Another study of 2012 states that Canada only experienced a rise of 11% in trades with Mexico and the US. It is relatively less compared to a 118% increase for Mexico and a 41% increase for the US.

While the impact of the NAFTA on Mexico was relatively minimal, it proved to be beneficial in terms of higher private investment. On the contrary, it also spiked the unemployment rates due to the high competition with the US-subsidized goods. Additionally, foreign-owned companies resorted to employing low-wage Mexican laborers for manufacturing, reducing the employment rate in the local firms.

Overall, the reduced prices of Mexico's agricultural imports (corn) and increased costs of the country's major agricultural exports (fruits) facilitated by the tariff cuts of the NAFTA helped the small-scale Mexican farmers more than the larger farmers. Additionally, it benefited middle-class families due to the lower average cost of necessities.

Conclusion

The NAFTA’s final impact on its signatories is somewhat conflicting. Each member country experienced visible gains and losses, while some of its impacts still remain unraveled.

This is so primarily due to the inability to isolate NAFTA’s effects due to the rapid technological advancements and other contributing factors. These include the September 11 attacks, the financial crisis of 2008, and China’s significant rise.

As a result, the NAFTA gets the blame for causing significant losses that are a consequence of other national and international events.

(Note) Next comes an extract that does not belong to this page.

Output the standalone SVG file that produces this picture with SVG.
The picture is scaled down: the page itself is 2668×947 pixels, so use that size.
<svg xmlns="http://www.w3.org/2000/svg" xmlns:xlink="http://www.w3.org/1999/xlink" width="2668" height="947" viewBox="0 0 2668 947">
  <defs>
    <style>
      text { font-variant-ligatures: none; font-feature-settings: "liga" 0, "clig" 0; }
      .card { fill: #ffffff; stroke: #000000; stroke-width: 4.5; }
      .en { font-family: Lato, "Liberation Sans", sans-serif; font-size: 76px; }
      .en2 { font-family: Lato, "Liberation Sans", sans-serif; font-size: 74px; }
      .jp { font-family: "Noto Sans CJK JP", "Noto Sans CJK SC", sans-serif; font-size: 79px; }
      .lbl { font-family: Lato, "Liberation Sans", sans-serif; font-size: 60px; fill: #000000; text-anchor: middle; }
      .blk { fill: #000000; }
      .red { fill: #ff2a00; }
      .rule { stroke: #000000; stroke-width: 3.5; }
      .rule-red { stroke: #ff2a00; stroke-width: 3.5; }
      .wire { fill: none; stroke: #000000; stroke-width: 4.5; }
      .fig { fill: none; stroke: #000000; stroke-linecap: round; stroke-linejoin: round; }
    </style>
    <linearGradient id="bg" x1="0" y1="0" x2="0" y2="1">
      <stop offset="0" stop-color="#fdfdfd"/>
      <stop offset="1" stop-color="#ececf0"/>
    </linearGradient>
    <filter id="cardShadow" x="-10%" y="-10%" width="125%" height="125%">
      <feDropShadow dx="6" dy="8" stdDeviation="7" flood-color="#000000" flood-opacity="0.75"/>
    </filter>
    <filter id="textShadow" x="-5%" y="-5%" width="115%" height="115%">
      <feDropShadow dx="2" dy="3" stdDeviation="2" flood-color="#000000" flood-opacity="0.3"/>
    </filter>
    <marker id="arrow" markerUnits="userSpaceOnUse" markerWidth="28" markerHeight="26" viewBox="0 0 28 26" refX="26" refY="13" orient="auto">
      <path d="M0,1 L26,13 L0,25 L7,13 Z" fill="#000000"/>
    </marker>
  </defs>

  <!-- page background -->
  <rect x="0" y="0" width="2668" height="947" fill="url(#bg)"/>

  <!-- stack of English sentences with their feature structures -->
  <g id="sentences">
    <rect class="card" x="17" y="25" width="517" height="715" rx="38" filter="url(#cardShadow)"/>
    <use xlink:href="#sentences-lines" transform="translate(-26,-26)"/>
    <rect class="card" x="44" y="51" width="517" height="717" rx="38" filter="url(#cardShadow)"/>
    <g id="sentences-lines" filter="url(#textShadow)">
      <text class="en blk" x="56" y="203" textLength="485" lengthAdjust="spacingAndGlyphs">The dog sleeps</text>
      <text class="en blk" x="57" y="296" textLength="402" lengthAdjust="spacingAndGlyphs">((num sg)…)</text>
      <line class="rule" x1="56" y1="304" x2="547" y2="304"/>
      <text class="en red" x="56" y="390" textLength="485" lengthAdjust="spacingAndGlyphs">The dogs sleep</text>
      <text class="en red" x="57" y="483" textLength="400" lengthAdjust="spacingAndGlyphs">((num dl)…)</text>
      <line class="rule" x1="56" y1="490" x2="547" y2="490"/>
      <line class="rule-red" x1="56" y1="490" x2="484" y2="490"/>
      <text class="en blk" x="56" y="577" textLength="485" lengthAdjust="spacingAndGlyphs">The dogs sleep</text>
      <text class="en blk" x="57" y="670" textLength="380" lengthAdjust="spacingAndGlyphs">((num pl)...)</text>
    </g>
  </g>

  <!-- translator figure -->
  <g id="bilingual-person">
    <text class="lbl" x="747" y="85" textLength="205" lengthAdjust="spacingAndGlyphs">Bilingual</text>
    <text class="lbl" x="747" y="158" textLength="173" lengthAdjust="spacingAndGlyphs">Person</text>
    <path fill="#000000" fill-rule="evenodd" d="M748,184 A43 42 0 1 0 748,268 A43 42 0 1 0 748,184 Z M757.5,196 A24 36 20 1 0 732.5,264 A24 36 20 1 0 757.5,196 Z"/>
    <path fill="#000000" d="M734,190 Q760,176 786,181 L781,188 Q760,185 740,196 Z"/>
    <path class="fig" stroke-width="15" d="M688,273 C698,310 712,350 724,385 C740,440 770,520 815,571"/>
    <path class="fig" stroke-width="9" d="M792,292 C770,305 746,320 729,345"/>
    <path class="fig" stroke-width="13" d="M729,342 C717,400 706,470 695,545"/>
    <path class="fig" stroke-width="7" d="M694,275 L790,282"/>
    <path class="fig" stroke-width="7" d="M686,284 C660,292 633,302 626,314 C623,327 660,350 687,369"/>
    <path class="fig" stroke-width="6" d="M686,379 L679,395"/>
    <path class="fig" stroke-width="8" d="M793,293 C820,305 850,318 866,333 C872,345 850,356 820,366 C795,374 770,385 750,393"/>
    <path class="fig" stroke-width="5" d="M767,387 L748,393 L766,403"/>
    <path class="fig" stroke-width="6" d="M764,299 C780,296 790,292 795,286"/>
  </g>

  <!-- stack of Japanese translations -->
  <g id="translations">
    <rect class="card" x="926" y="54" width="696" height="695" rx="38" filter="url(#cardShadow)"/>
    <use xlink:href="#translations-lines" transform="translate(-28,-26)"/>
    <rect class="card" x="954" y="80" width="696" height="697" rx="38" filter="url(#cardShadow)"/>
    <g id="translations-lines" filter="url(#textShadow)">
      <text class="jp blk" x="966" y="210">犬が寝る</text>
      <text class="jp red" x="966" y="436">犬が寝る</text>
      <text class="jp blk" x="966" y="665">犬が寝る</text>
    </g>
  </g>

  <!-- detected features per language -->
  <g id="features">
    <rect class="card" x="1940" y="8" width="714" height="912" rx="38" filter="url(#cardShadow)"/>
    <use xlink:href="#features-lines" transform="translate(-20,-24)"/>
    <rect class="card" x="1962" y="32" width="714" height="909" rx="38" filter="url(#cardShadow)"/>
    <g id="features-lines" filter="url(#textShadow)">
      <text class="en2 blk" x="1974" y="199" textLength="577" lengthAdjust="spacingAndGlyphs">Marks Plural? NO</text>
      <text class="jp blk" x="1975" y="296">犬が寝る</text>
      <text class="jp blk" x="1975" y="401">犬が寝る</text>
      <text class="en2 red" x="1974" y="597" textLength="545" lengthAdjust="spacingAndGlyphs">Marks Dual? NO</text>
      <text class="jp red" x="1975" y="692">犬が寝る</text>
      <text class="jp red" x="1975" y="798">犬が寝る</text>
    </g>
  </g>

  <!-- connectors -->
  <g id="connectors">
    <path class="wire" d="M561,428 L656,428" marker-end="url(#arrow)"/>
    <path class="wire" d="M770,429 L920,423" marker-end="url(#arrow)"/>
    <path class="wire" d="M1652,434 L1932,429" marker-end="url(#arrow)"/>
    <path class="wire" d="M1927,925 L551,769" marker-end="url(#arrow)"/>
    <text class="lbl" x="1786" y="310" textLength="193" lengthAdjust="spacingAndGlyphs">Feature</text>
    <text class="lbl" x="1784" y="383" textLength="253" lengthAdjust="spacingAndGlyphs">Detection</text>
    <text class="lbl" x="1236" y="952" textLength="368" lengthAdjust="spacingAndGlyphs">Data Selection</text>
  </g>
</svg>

All three member countries of the agreement have now renegotiated the terms, calling for the revised deal of USMCA. This NAFTA 2.0 was initiated in November 2018 and ratified in March 2020.

The USMCA enhances the export rate of American dairy products to Canada, heightens the manufacturing tariff provisions to maximize North American production, and reinforces copyright terms, among other clauses.

With the additional provisions in favor of the North American local production, the refined version aims to strengthen the US, Mexican, and Canadian economies. Additionally, the deal will be reviewed every six years and rewritten every 16 years to eliminate flaws.